GOSIA zdrowiej tam:*
POLI i jak te pampki?? masz rozmiar 2?? bo u nas jest ta promocja ale tylko na rozmiar 3 albo 4.
 
o ile się orientuje to szkołę rodzenia finansuje urząd miasta a nie nfz, dlatego jedni maja za darmo a inni nie. do tego wymagane jest zameldowanie w miejscu uczęszczania.

z tym przynoszeniem dziecka po cesarce, to nikt wam nie zabroni kontaktu z dzieckiem, ale trzeba leżeć na sali po cięciu ok dobe i nikt was w tej pierwszej dobie do żadnej pojedyńczej sali nie przeniesie, bo sie będą bać, chyba że z prywatną położną, i tam faktycznie nikogo nie wpuszczają. a co do oddawania dziecka położnym to sama pewnie chętnie na trochę oddam chociaż żeby się wykąpać spokojnie i załapać spokojnego snu, bo tak jak pisała Gosia w domu juz nikt mnie nie zastapi.

ugotowałam pyszne flaczki i zupę dyniową do wyboru:-) zapraszam, tylko w zamian poproszę o cos słodkiego bo u mnie posucha, mąż ma cos kupic po pracy...
 
Ja bym chciała znieczulenie ale w moim szpitalu nie dają. Wanna do porodu też jest ale niewiem czy jej używają.
Ja wybrałam położną z NFZ która prowadzi szkołę rodzenia za darmo, może tak poszukajcie.

U mnie dzisiaj na obiad chińszczyzna tzn zupka chińska, męża niema a dla jednej os mi się gotować niechce.
 
ja juz nawet nie pisze co mi się chce zjesc:( normalnie przez to że w poniedziałek ta glukoza to mnie takie smaki nachodzą. galaretke z owocami i bitą śmietana bym zjadła. albo chałke z masłem i dzemem a do tego kakao................. chce mi się słodkiego:-D

ja już się bycze:) posprzątane więc nic tylko siedziec mi zostało:p
 
domikcw ale się nakręcasz :-) ja tylko dzień przed nie jadłam słodkiego.
Ile się czeka na wyniki z glukozy? Zapomniałam się zapytać pielęgniarki.
 
Zaglądam tylko na chwilunie:)
Mąż w domu, to staram się z nim spędzić jak najwięcej czasu:) Dziś poświeciliśmy dzień na myślenie o chrzcinach naszego maluszka. Mamy już pewien mały pomysł.
Na obiad dzis były kluski śląskie z kurczakiem i pieczarkami:) objadłam sie jak nie wiem:) I coś mi się strasznie chce pić dzisiaj.

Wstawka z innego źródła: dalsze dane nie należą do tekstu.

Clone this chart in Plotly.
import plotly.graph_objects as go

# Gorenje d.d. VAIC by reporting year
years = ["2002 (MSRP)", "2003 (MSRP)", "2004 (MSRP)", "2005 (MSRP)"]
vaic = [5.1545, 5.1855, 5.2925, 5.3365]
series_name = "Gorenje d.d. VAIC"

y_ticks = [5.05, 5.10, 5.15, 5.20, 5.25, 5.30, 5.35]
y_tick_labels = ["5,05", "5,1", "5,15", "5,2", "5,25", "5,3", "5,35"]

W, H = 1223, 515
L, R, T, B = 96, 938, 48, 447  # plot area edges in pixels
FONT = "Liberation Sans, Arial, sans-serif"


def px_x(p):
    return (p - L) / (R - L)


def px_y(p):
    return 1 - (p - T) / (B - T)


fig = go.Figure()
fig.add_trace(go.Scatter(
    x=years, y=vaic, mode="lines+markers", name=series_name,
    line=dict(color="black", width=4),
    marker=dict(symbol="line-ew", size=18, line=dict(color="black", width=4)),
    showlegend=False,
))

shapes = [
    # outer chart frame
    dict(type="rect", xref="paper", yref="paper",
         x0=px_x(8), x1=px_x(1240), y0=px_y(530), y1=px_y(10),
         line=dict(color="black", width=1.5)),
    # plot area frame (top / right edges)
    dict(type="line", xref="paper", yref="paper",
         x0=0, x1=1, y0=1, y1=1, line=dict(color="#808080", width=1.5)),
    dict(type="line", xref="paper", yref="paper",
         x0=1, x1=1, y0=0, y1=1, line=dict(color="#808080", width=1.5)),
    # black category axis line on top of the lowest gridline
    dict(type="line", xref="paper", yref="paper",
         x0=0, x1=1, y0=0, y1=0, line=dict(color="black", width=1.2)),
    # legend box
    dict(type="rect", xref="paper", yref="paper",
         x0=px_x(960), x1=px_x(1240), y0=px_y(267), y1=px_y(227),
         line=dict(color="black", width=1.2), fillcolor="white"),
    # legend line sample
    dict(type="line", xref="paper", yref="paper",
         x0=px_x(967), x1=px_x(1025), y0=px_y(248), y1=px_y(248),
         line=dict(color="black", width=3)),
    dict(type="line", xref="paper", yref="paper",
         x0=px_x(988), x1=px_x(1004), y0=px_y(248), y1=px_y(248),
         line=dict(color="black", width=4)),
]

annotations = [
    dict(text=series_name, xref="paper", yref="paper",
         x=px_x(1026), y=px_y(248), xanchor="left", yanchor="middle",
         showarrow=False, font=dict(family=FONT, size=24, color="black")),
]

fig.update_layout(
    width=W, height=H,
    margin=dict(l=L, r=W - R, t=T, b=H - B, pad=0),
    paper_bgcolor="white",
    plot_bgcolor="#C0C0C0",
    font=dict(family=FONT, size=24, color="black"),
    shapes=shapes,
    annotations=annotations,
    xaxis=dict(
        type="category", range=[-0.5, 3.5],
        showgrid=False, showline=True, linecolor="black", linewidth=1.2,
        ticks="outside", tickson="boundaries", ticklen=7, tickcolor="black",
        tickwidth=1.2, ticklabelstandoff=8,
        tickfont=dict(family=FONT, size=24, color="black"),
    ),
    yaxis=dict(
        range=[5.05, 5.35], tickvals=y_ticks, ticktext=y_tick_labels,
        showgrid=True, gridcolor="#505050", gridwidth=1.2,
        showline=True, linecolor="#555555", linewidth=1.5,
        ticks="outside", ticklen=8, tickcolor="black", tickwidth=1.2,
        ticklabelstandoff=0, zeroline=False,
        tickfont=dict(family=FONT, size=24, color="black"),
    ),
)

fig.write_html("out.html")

domik a czemu chciałabyś cesarkę? ja będę miała ale ze względu na stan zdrowia. Jak bym mogła to wolałabym rodzić normalnie.

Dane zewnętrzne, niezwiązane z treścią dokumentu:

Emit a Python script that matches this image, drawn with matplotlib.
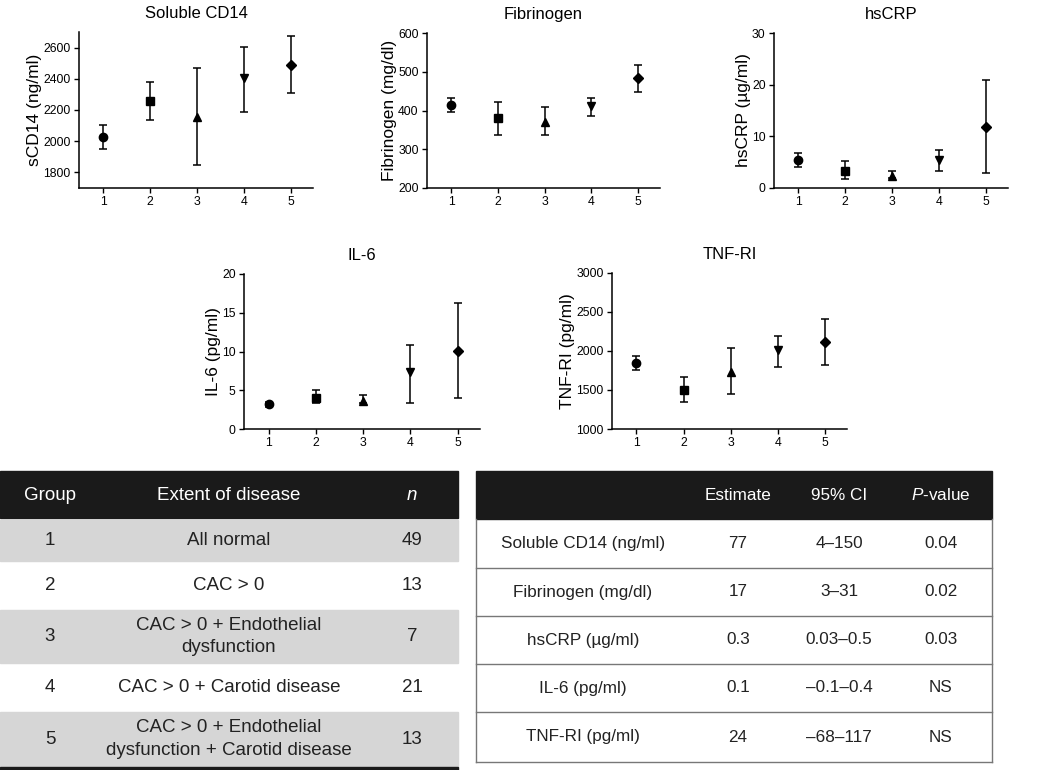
import numpy as np
import matplotlib
matplotlib.use('Agg')
import matplotlib.pyplot as plt
from matplotlib.patches import Rectangle

plt.rcParams['font.family'] = ['Liberation Sans', 'DejaVu Sans']
plt.rcParams['mathtext.fontset'] = 'custom'
plt.rcParams['mathtext.rm'] = 'Liberation Sans'
plt.rcParams['mathtext.it'] = 'Liberation Sans:italic'

groups = [1, 2, 3, 4, 5]
markers = ['o', 's', '^', 'v', 'D']

cd14_mean = [2030, 2258, 2155, 2405, 2490]
cd14_lo = [1950, 2135, 1845, 2185, 2310]
cd14_hi = [2105, 2380, 2470, 2605, 2675]

fib_mean = [415, 380, 370, 412, 483]
fib_lo = [397, 337, 338, 387, 448]
fib_hi = [433, 423, 410, 433, 518]

crp_mean = [5.4, 3.3, 2.4, 5.5, 11.8]
crp_lo = [4.1, 1.8, 1.9, 3.2, 3.0]
crp_hi = [6.8, 5.2, 3.2, 7.4, 20.9]

il6_mean = [3.2, 4.0, 3.6, 7.4, 10.1]
il6_lo = [2.9, 3.3, 3.3, 3.4, 4.0]
il6_hi = [3.5, 5.0, 4.4, 10.8, 16.2]

tnf_mean = [1850, 1505, 1735, 2015, 2115]
tnf_lo = [1760, 1345, 1450, 1790, 1820]
tnf_hi = [1940, 1670, 2040, 2190, 2410]

# group table
grp_ids = ['1', '2', '3', '4', '5']
grp_desc = ['All normal', 'CAC > 0', 'CAC > 0 + Endothelial\ndysfunction',
            'CAC > 0 + Carotid disease',
            'CAC > 0 + Endothelial\ndysfunction + Carotid disease']
grp_n = ['49', '13', '7', '21', '13']

# estimate table
est_labels = ['Soluble CD14 (ng/ml)', 'Fibrinogen (mg/dl)', 'hsCRP (\u00b5g/ml)',
              'IL-6 (pg/ml)', 'TNF-RI (pg/ml)']
est_values = ['77', '17', '0.3', '0.1', '24']
est_ci = ['4\u2013150', '3\u201331', '0.03\u20130.5', '\u20130.1\u20130.4', '\u201368\u2013117']
est_p = ['0.04', '0.02', '0.03', 'NS', 'NS']

W, H = 1050, 770
fig = plt.figure(figsize=(10.5, 7.7), dpi=100)


def px_axes(left, right, top, bottom):
    return fig.add_axes([left / W, (H - bottom) / H, (right - left) / W, (bottom - top) / H])


def panel(ax, title, ylabel, mean, lo, hi, ylim, yticks):
    for g, m, l, h, mk in zip(groups, mean, lo, hi, markers):
        ax.errorbar(g, m, yerr=[[m - l], [h - m]], fmt=mk, color='black',
                    ms=6 if mk != 'D' else 5.5, capsize=3, elinewidth=1.1, capthick=1.1)
    ax.set_xlim(0.48, 5.47)
    ax.set_ylim(*ylim)
    ax.set_xticks(groups)
    ax.set_yticks(yticks)
    ax.spines['top'].set_visible(False)
    ax.spines['right'].set_visible(False)
    for s in ('left', 'bottom'):
        ax.spines[s].set_linewidth(1.1)
    ax.tick_params(labelsize=8.8, length=3.5, width=1.0, pad=2.5)
    ax.set_title(title, fontsize=12, pad=10)
    ax.set_ylabel(ylabel, fontsize=12.5, labelpad=1)


ax1 = px_axes(79, 313, 32, 188)
panel(ax1, 'Soluble CD14', 'sCD14 (ng/ml)', cd14_mean, cd14_lo, cd14_hi,
      (1700, 2700), [1800, 2000, 2200, 2400, 2600])
ax2 = px_axes(427, 660, 33, 188)
panel(ax2, 'Fibrinogen', 'Fibrinogen (mg/dl)', fib_mean, fib_lo, fib_hi,
      (200, 600), [200, 300, 400, 500, 600])
ax3 = px_axes(774, 1008, 33, 188)
panel(ax3, 'hsCRP', 'hsCRP (\u00b5g/ml)', crp_mean, crp_lo, crp_hi,
      (0, 30), [0, 10, 20, 30])
ax4 = px_axes(244, 480, 274, 429)
panel(ax4, 'IL-6', 'IL-6 (pg/ml)', il6_mean, il6_lo, il6_hi,
      (0, 20), [0, 5, 10, 15, 20])
ax5 = px_axes(612, 847, 273, 429)
panel(ax5, 'TNF-RI', 'TNF-RI (pg/ml)', tnf_mean, tnf_lo, tnf_hi,
      (1000, 3000), [1000, 1500, 2000, 2500, 3000])

# tables drawn on an overlay in pixel coordinates
tb = fig.add_axes([0, 0, 1, 1], zorder=-1)
tb.set_xlim(0, W)
tb.set_ylim(H, 0)
tb.axis('off')

fs_l = 13.5
fs_r = 12.3
dark = '#1a1a1a'
txt = '#222222'

# left table
tb.add_patch(Rectangle((0, 471), 458, 47, color=dark))
tb.text(50, 495, 'Group', color='white', fontsize=fs_l, ha='center', va='center')
tb.text(229, 495, 'Extent of disease', color='white', fontsize=fs_l, ha='center', va='center')
tb.text(412, 495, 'n', color='white', fontsize=fs_l, ha='center', va='center', style='italic')
row_edges = [519, 562, 609, 664, 711, 767]
for i in range(5):
    top, bot = row_edges[i], row_edges[i + 1]
    if i % 2 == 0:
        tb.add_patch(Rectangle((0, top + 1), 458, bot - top - 2, color='#d6d6d6'))
    yc = (top + bot) / 2
    tb.text(50, yc, grp_ids[i], color=txt, fontsize=fs_l, ha='center', va='center')
    tb.text(229, yc, grp_desc[i], color=txt, fontsize=fs_l, ha='center', va='center',
            linespacing=1.42)
    tb.text(412, yc, grp_n[i], color=txt, fontsize=fs_l, ha='center', va='center')
tb.add_patch(Rectangle((0, 767), 458, 3, color=dark))

# right table
x0, x1 = 476, 992
tb.add_patch(Rectangle((x0, 471), x1 - x0, 48, color=dark))
tb.text(738, 495, 'Estimate', color='white', fontsize=fs_r, ha='center', va='center')
tb.text(839, 495, '95% CI', color='white', fontsize=fs_r, ha='center', va='center')
tb.text(941, 495, r'$\mathit{P}$-value', color='white', fontsize=fs_r, ha='center', va='center')
est_edges = [519, 568, 616, 664, 712, 762]
for i in range(5):
    top, bot = est_edges[i], est_edges[i + 1]
    yc = (top + bot) / 2
    tb.plot([x0, x1], [bot, bot], color='#777777', lw=1)
    tb.text(583, yc, est_labels[i], color=txt, fontsize=fs_r, ha='center', va='center')
    tb.text(738, yc, est_values[i], color=txt, fontsize=fs_r, ha='center', va='center')
    tb.text(839, yc, est_ci[i], color=txt, fontsize=fs_r, ha='center', va='center')
    tb.text(941, yc, est_p[i], color=txt, fontsize=fs_r, ha='center', va='center')
tb.plot([x0, x0], [519, 762], color='#777777', lw=1)
tb.plot([x1, x1], [519, 762], color='#777777', lw=1)

fig.savefig('out.png', dpi=100)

sylwia u mnie wyniki miały być na 2 dzień, ale jeszcze nie miałam czasu po nie iść.
 
Witam:) Noc miałam okropną, bo tym razem inni sąsziedzi awanturowali się i tłukli w godzinach 1- 3.. A potem miałam strasznie rzeczywisty sen- że byłam u rodziców i zaczęłam okropnie krwawić..I nie mogliśmy się dodzwonić na pogotowie:szok:
A dzień miałam mega pracowity - wszystko pomyłam, posprzątałam, poprasowałam i oczywiście brzuch twardniał potem. Na obiad mieliśmy zamawianą pizzę Mexicana ze stosem pepperoni, które uwielbiam. Ale Leosiowi chyba nie smakowało:baffled::-D bo jakiś trzęsawek dostał:-pNie ma co się dziwić, bo paliło jak cholera:-p
Mąż niedawno wrócił z roboty, kima sobie więc mam czas na neta;)

Co do znieczulenia- ja nie chcę na chwilę obecną, ale oczywiście życie zweryfukuje:tak: Bardzo bym chciała rodzić naturalnie.

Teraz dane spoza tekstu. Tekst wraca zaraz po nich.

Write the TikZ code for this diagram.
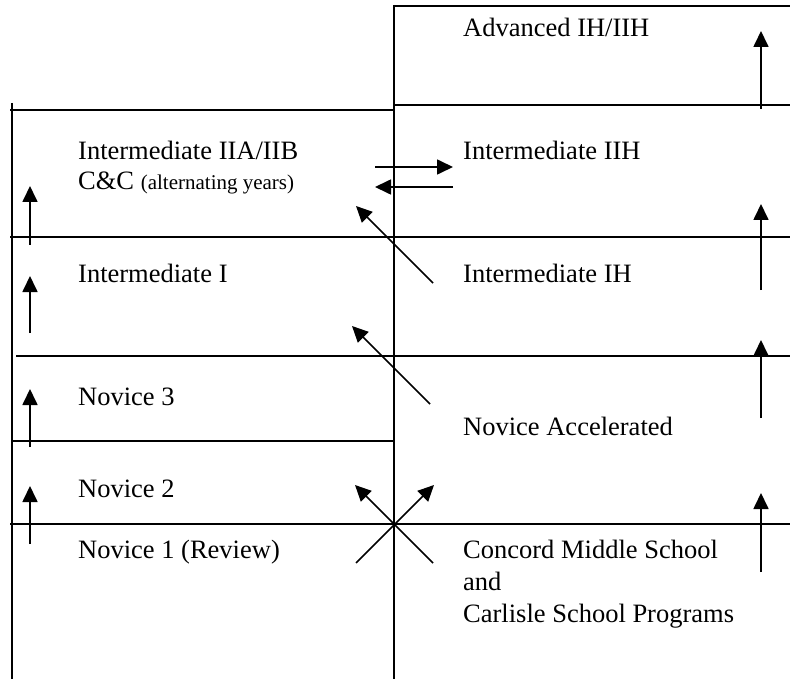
\documentclass[tikz,border=0pt]{standalone}
\usepackage{fontspec}
\setmainfont{Liberation Serif}
\usetikzlibrary{arrows.meta}
\begin{document}
\begin{tikzpicture}[x=1pt,y=-1pt,
  rule/.style={line width=1.8pt},
  up/.style={line width=1.7pt,-{Triangle[width=15pt,length=16pt]}},
  lbl/.style={anchor=base west,inner sep=0pt,font=\fontsize{26.5}{31.5}\selectfont,align=left}]
\useasboundingbox (0,0) rectangle (790,679);
% frame lines
\draw[rule] (12,103) -- (12,679);
\draw[rule] (394,5) -- (394,679);
\draw[rule] (394,6) -- (790,6);
\draw[rule] (394,105) -- (790,105);
\draw[rule] (10,110) -- (394,110);
\draw[rule] (10,237) -- (790,237);
\draw[rule] (16,356) -- (790,356);
\draw[rule] (12,441) -- (394,441);
\draw[rule] (10,524) -- (790,524);
% texts
\node[lbl] (adv) at (463,37) {Advanced IH/IIH};
\node[lbl] (int2) at (78,160) {Intermediate IIA/IIB};
\node[lbl] (cc) at (78,190) {C\&C {\fontsize{21}{25}\selectfont(alternating years)}};
\node[lbl] (int2h) at (463,160) {Intermediate IIH};
\node[lbl] (int1) at (78,283) {Intermediate I};
\node[lbl] (int1h) at (463,283) {Intermediate IH};
\node[lbl] (nov3) at (78,405) {Novice 3};
\node[lbl] (novacc) at (463,435) {Novice Accelerated};
\node[lbl] (nov2) at (78,497) {Novice 2};
\node[lbl] (nov1) at (78,558) {Novice 1 (Review)};
\node[lbl] (concord) at (463,558) {Concord Middle School};
\node[lbl] (and) at (463,590) {and};
\node[lbl] (carlisle) at (463,622) {Carlisle School Programs};
% left up arrows
\draw[up] (30,245) -- (30,186);
\draw[up] (30,333) -- (30,276);
\draw[up] (30,447) -- (30,389);
\draw[up] (30,544) -- (30,486);
% right up arrows
\draw[up] (761,109) -- (761,31);
\draw[up] (761,290) -- (761,204);
\draw[up] (761,418) -- (761,340);
\draw[up] (761,572) -- (761,493);
% horizontal exchange arrows
\draw[up] (375,167) -- (453,167);
\draw[up] (453,187) -- (375,187);
% diagonal arrows
\draw[up] (433,283) -- (356,206);
\draw[up] (430,404) -- (352,326);
\draw[up] (356,563) -- (434,485);
\draw[up] (433,563) -- (355,485);
\end{tikzpicture}
\end{document}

Pieluchy kupiliśmy, ale 3- tylko te i 4 były w promocji. No ale przecież też się przydadzą, tylko później:)

Sylwia- u mnie w labo wyniki miały już być tego samego dnia:tak:
 
reklama
Dziewczyny, czy wam też czas tak szybko leci? No dopiero co wstałam (o 9) a tu już 17 :baffled: normalnie masakra.

Właśnie zjedliśmy obiadek i mam przeogromną ochotę na słodkie, a w domu pustki:wściekła/y: a tym rogalem marcińskim też bym nie pogardziła:tak:

Co do znieczulenia to sama nie wiem, chyba chciałabym bez ale czy dam radę, życie zweryfikuje.

Sylwia ja wynik z glukozy miałam już tego samego dnia. W sumie to muszę się wybrać i odebrać wersję papierową, bo na razie tylko przez neta sprawdzałam, ale mi jakoś nie po drodze do laboratorium.